Directions. List each line of the data in which the string "this" appears.
--- BEGIN Extracted data ---
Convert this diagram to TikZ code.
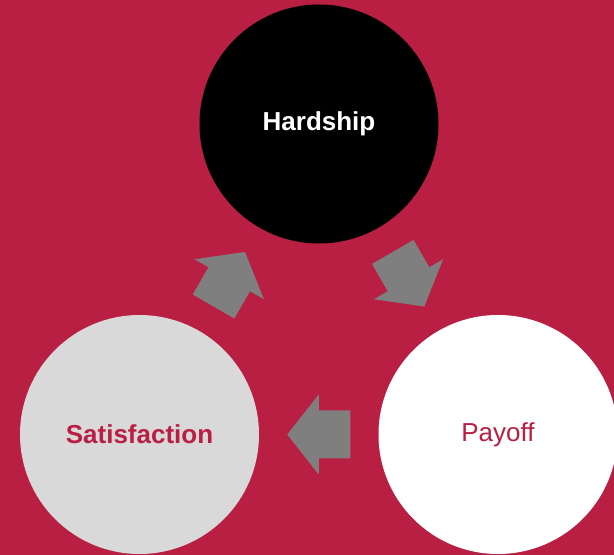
\documentclass[tikz,border=0pt]{standalone}
\usepackage{fontspec}
\setmainfont{Liberation Sans}
\usetikzlibrary{calc}
\definecolor{crimson}{HTML}{B91F42}
\definecolor{lightgray}{HTML}{D9D9D9}
\definecolor{arrowgray}{HTML}{7F7F7F}

\begin{document}
\begin{tikzpicture}[
  x=1pt, y=1pt,
  stage/.style={circle, draw=none, fill=#1, minimum size=239pt, inner sep=0pt, font=\fontsize{26}{30}\selectfont},
  cyclearrow/.pic={
    \fill[arrowgray] (-31.5,-24) -- (0,-24) -- (0,-40) -- (31.5,0) -- (0,40) -- (0,24) -- (-31.5,24) -- cycle;
  }
]
  % background
  \fill[crimson] (0,0) rectangle (614,555);
  \useasboundingbox (0,0) rectangle (614,555);

  \node[stage=black, text=white, font=\fontsize{26}{30}\selectfont\bfseries] (hard) at (319,431) {Hardship};
  \node[stage=white, text=crimson] (pay) at (498,120.5) {Payoff};
  \node[stage=lightgray, text=crimson, font=\fontsize{26}{30}\selectfont\bfseries] (sat) at (139.5,120.5) {Satisfaction};

  % block arrows round the cycle
  \pic[rotate=-60] at ($(hard)!0.5!(pay)$) {cyclearrow};
  \pic[rotate=180] at ($(pay)!0.5!(sat)$) {cyclearrow};
  \pic[rotate=60] at ($(sat)!0.5!(hard)$) {cyclearrow};
\end{tikzpicture}
\end{document}
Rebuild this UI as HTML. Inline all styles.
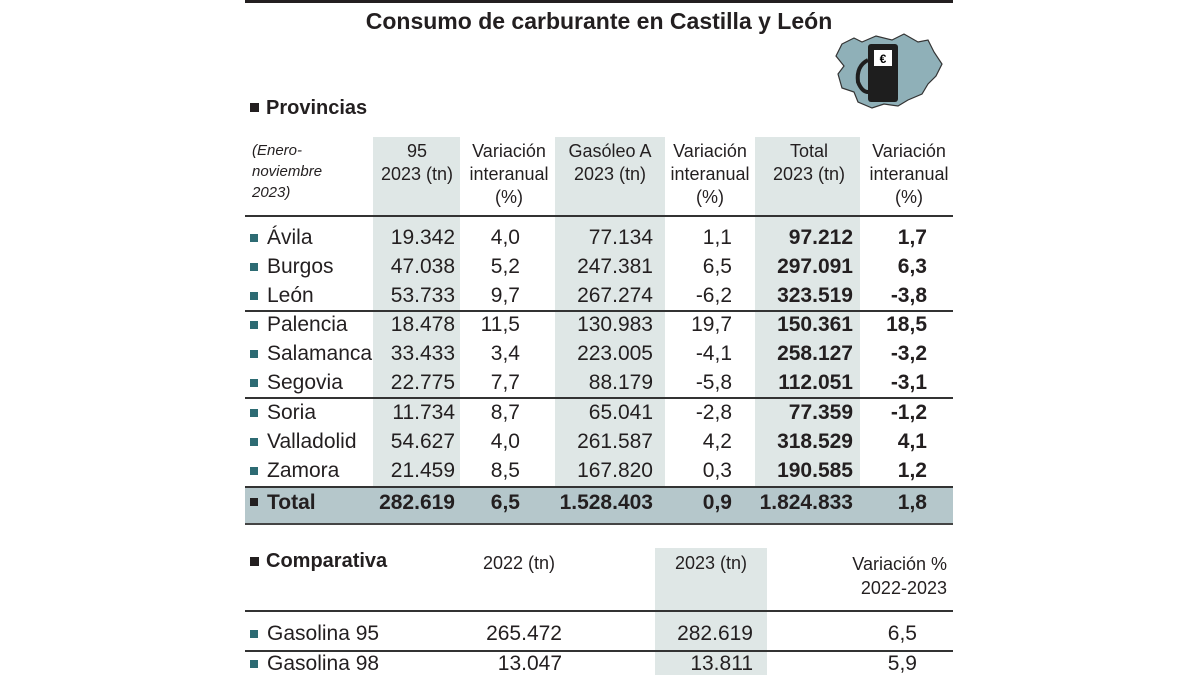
--- END Extracted data ---
Written solution.
Convert this diagram to TikZ code.
Rebuild this UI as HTML. Inline all styles.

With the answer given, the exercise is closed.